Ali in Action also manages to show quite a few non-fight related footage too, including the time he meet the Beatles.
We also see the moment when Cassius Clay became Muhammad Ali, joining the Nation of Islam in 1964, and we’re told how his religious beliefs led him to vociferous opposition to the Vietnam War, which led to him being stripped of his Heavyweight Championship title in 1967, and convicted of draft evasion. Ali didn’t fight again in the United States for nearly four years.
Ali, left, is shown conferring March 29, 1967, with Dr. Martin Luther King. King said later, “The sooner this country does away with the draft, the better off we’ll be.” Ali was here for his court suit to prevent his Army induction, April 28, 1967, in Houston, Texas. The court refused, however, to block his call-up.
Ali in Action doesn’t spend too much of its time delving into his religious conversion or his protest of Vietnam upon being drafted, however, choosing instead to focus more on his boxing (there’s also footage of his bouts with Sonny Liston, Ken Norton, Earnie Shavers, killers all) and his verbal bouts outside the ring with newspaper reporters and sports journalists.
Muhammad Ali is held back by referee Joe Walcott, left, after Ali knocked out challenger Sonny Liston in the first round of their title fight in Lewiston, Maine, on May 25, 1965.
Here’s an excerpt from Muhammad Ali: “The Greatest” by Joyce Carol Oates (first published in ESPN Sports Century, New York: Hyperion, 1999):
No other athlete has received quite the press—accusing and adulatory, condemning and praising, seething with hatred and brimming with love—that Ali has had. From the first, as the young Cassius Clay, he seems to have determined that he would not be a passive participant in his image-making, like most athletes, but would define the terms of his public reputation.
As sport is both a mirror of human aggression and a highly controlled, “playful” acting-out of that aggression, so the public athlete is a play-figure, at his most conscious and controlled an actor in a theatrical event.

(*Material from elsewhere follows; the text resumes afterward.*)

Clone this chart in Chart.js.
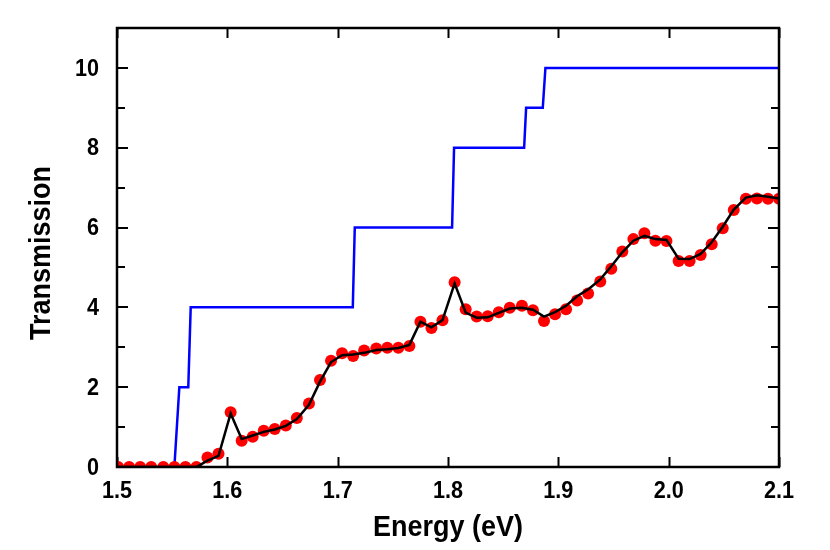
<!DOCTYPE html>
<html>
<head>
<meta charset="utf-8">
<script src="https://cdn.jsdelivr.net/npm/chart.js@4/dist/chart.umd.min.js"></script>
<style>
  html, body { margin: 0; padding: 0; background: #fff; }
  #c { display: block; }
</style>
</head>
<body>
<canvas id="c" width="830" height="550"></canvas>
<script>
// ---- data ----
const energy = [
  1.501, 1.511, 1.521, 1.531, 1.542, 1.552, 1.562, 1.572, 1.582, 1.592,
  1.603, 1.613, 1.623, 1.633, 1.643, 1.653, 1.663, 1.674, 1.684, 1.694,
  1.704, 1.714, 1.724, 1.735, 1.745, 1.755, 1.765, 1.775, 1.785, 1.795,
  1.806, 1.816, 1.826, 1.836, 1.846, 1.856, 1.867, 1.877, 1.887, 1.897,
  1.907, 1.917, 1.927, 1.938, 1.948, 1.958, 1.968, 1.978, 1.988, 1.998,
  2.009, 2.019, 2.029, 2.039, 2.049, 2.059, 2.070, 2.080, 2.090, 2.100
];
const measured = [
  0, 0, 0, 0, 0, 0, 0, 0, 0.24, 0.33,
  1.37, 0.66, 0.76, 0.91, 0.95, 1.04, 1.23, 1.59, 2.18, 2.66,
  2.85, 2.78, 2.92, 2.97, 2.99, 2.99, 3.03, 3.64, 3.48, 3.68,
  4.63, 3.95, 3.77, 3.78, 3.88, 3.99, 4.04, 3.93, 3.66, 3.83,
  3.95, 4.17, 4.35, 4.65, 4.97, 5.40, 5.71, 5.86, 5.67, 5.66,
  5.16, 5.16, 5.31, 5.58, 5.98, 6.44, 6.72, 6.73, 6.72, 6.72
];
const fitted = [
  0, 0, 0, 0, 0, 0, 0, 0, 0.16, 0.28,
  1.34, 0.70, 0.79, 0.88, 0.94, 1.03, 1.20, 1.56, 2.14, 2.63,
  2.80, 2.82, 2.86, 2.93, 2.95, 2.98, 3.06, 3.64, 3.50, 3.68,
  4.60, 3.87, 3.74, 3.75, 3.86, 3.97, 3.99, 3.94, 3.77, 3.88,
  4.04, 4.28, 4.45, 4.70, 5.03, 5.38, 5.67, 5.79, 5.71, 5.69,
  5.22, 5.21, 5.34, 5.63, 6.02, 6.45, 6.75, 6.81, 6.77, 6.73
];
const stepEnergy = [1.500, 1.552, 1.5565, 1.5646, 1.5668, 1.7137, 1.7155, 1.8037, 1.8055, 1.8690, 1.8708, 1.8859, 1.8883, 2.100];
const stepValue  = [0,     0,     2,      2,      4,      4,      6,      6,      8,      8,      9,      9,      10,     10];

const xTicks = [1.5, 1.6, 1.7, 1.8, 1.9, 2.0, 2.1];
const xTickLabels = ['1.5', '1.6', '1.7', '1.8', '1.9', '2.0', '2.1'];
const yTicks = [0, 2, 4, 6, 8, 10];
const yTickLabels = ['0', '2', '4', '6', '8', '10'];
const yMinorTicks = [1, 3, 5, 7, 9];
const xTitle = 'Energy (eV)';
const yTitle = 'Transmission';

// ---- build chart ----
const pts = (xs, ys) => xs.map((x, i) => ({ x: x, y: ys[i] }));
const FONT = '"Liberation Sans", Arial, sans-serif';

function condensedText(ctx, text, x, y, sx) {
  ctx.save();
  ctx.translate(x, y);
  ctx.scale(sx, 1);
  ctx.fillText(text, 0, 0);
  ctx.restore();
}

const frameAndTicks = {
  id: 'frameAndTicks',
  beforeDatasetsDraw(chart) {
    const ctx = chart.ctx;
    const a = chart.chartArea;
    const xs = chart.scales.x, ys = chart.scales.y;
    ctx.save();
    ctx.strokeStyle = '#000';
    ctx.lineWidth = 2;
    ctx.lineCap = 'butt';
    ctx.beginPath();
    xTicks.forEach(v => {
      const px = Math.round(xs.getPixelForValue(v)) + 0.5;
      ctx.moveTo(px, a.bottom); ctx.lineTo(px, a.bottom - 10);
      ctx.moveTo(px, a.top); ctx.lineTo(px, a.top + 10);
    });
    yTicks.forEach(v => {
      const py = Math.round(ys.getPixelForValue(v));
      ctx.moveTo(a.left, py); ctx.lineTo(a.left + 11, py);
      ctx.moveTo(a.right, py); ctx.lineTo(a.right - 11, py);
    });
    yMinorTicks.forEach(v => {
      const py = Math.round(ys.getPixelForValue(v));
      ctx.moveTo(a.left, py); ctx.lineTo(a.left + 8, py);
      ctx.moveTo(a.right, py); ctx.lineTo(a.right - 8, py);
    });
    ctx.stroke();
    ctx.restore();
  },
  afterDraw(chart) {
    const ctx = chart.ctx;
    const a = chart.chartArea;
    const xs = chart.scales.x, ys = chart.scales.y;
    ctx.save();
    ctx.strokeStyle = '#000';
    ctx.lineWidth = 2.5;
    ctx.strokeRect(a.left, a.top, a.right - a.left, a.bottom - a.top);

    ctx.fillStyle = '#000';
    // tick labels
    ctx.font = 'bold 24px ' + FONT;
    ctx.textBaseline = 'middle';
    ctx.textAlign = 'center';
    xTicks.forEach((v, i) => {
      condensedText(ctx, xTickLabels[i], xs.getPixelForValue(v), 491, 0.9);
    });
    ctx.textAlign = 'right';
    yTicks.forEach((v, i) => {
      condensedText(ctx, yTickLabels[i], 99, ys.getPixelForValue(v) + 1, 0.9);
    });

    // axis titles
    ctx.font = 'bold 29px ' + FONT;
    ctx.textAlign = 'center';
    condensedText(ctx, xTitle, (a.left + a.right) / 2, 528, 0.93);
    ctx.translate(42, 253);
    ctx.rotate(-Math.PI / 2);
    condensedText(ctx, yTitle, 0, 0, 0.93);
    ctx.restore();
  }
};

new Chart(document.getElementById('c'), {
  type: 'scatter',
  data: {
    datasets: [
      {
        label: 'fit',
        data: pts(energy, fitted),
        showLine: true,
        borderColor: '#000000',
        borderWidth: 2.5,
        pointRadius: 0,
        fill: false,
        order: 0
      },
      {
        label: 'measured',
        data: pts(energy, measured),
        showLine: false,
        backgroundColor: '#ff0000',
        borderWidth: 0,
        pointRadius: 6,
        order: 1
      },
      {
        label: 'steps',
        data: pts(stepEnergy, stepValue),
        showLine: true,
        borderColor: '#0000ff',
        borderWidth: 2.5,
        pointRadius: 0,
        fill: false,
        order: 2
      }
    ]
  },
  options: {
    responsive: false,
    animation: false,
    devicePixelRatio: 1,
    layout: { padding: { top: 28, right: 51, left: 0, bottom: 0 } },
    plugins: { legend: { display: false }, tooltip: { enabled: false } },
    scales: {
      x: {
        type: 'linear',
        min: 1.5, max: 2.1,
        afterBuildTicks: s => { s.ticks = xTicks.map(v => ({ value: v })); },
        afterFit: s => { s.height = 83; },
        grid: { display: false, drawTicks: false },
        border: { display: false },
        ticks: { display: false }
      },
      y: {
        type: 'linear',
        min: 0, max: 11,
        afterBuildTicks: s => { s.ticks = yTicks.map(v => ({ value: v })); },
        afterFit: s => { s.width = 117; },
        grid: { display: false, drawTicks: false },
        border: { display: false },
        ticks: { display: false }
      }
    }
  },
  plugins: [frameAndTicks]
});
</script>
</body>
</html>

Clay/Ali brought to the deadly-serious sport of boxing an unexpected ecstatic joy that had nothing to do with, and may in fact have been contrary to, his political/religious mission.
His temperament seems to have been fundamentally childlike; playing the trickster came naturally to him, “My corn, the gimmicks, the acting I do — it’ll take a whole lot for another fighter to ever be as popular as Muhammad Ali,” he remarked in an interview in 1975.
“The acting begins when I’m working. Before a fight, I’ll try to have something funny to say every day and I’ll talk ten miles a minute . . . I started fighting in 1954, when I was just twelve, so it’s been a long time for me now. But there’s always a new fight to look forward to, a new publicity stunt, a new reason to fight.”
Ali in Action narrator Bert Sugar — called “The Greatest Boxing Writer of the 20th Century” by the International Veterans Boxing Association — is certainly the man you want to hear talking about Ali.
Sugar purchased Boxing Illustrated magazine in 1969 and was its editor until 1973. From 1979 to 1983, Sugar was editor and publisher of another boxing publication, The Ring. In 1988 he once again began editing Boxing Illustrated.
The cigar-chomping Sugar authored over eighty books in his lifetime, focusing on his two favorite sports, baseball and boxing, the latter topic including titles like Great Fights, Bert Sugar on Boxing, 100 Years of Boxing, Sting like a Bee (with José Torres), The Ageless Warrior and Boxing’s Greatest Fighters.
He appeared in several films playing himself, including Night and the City, The Great White Hype and Rocky Balboa.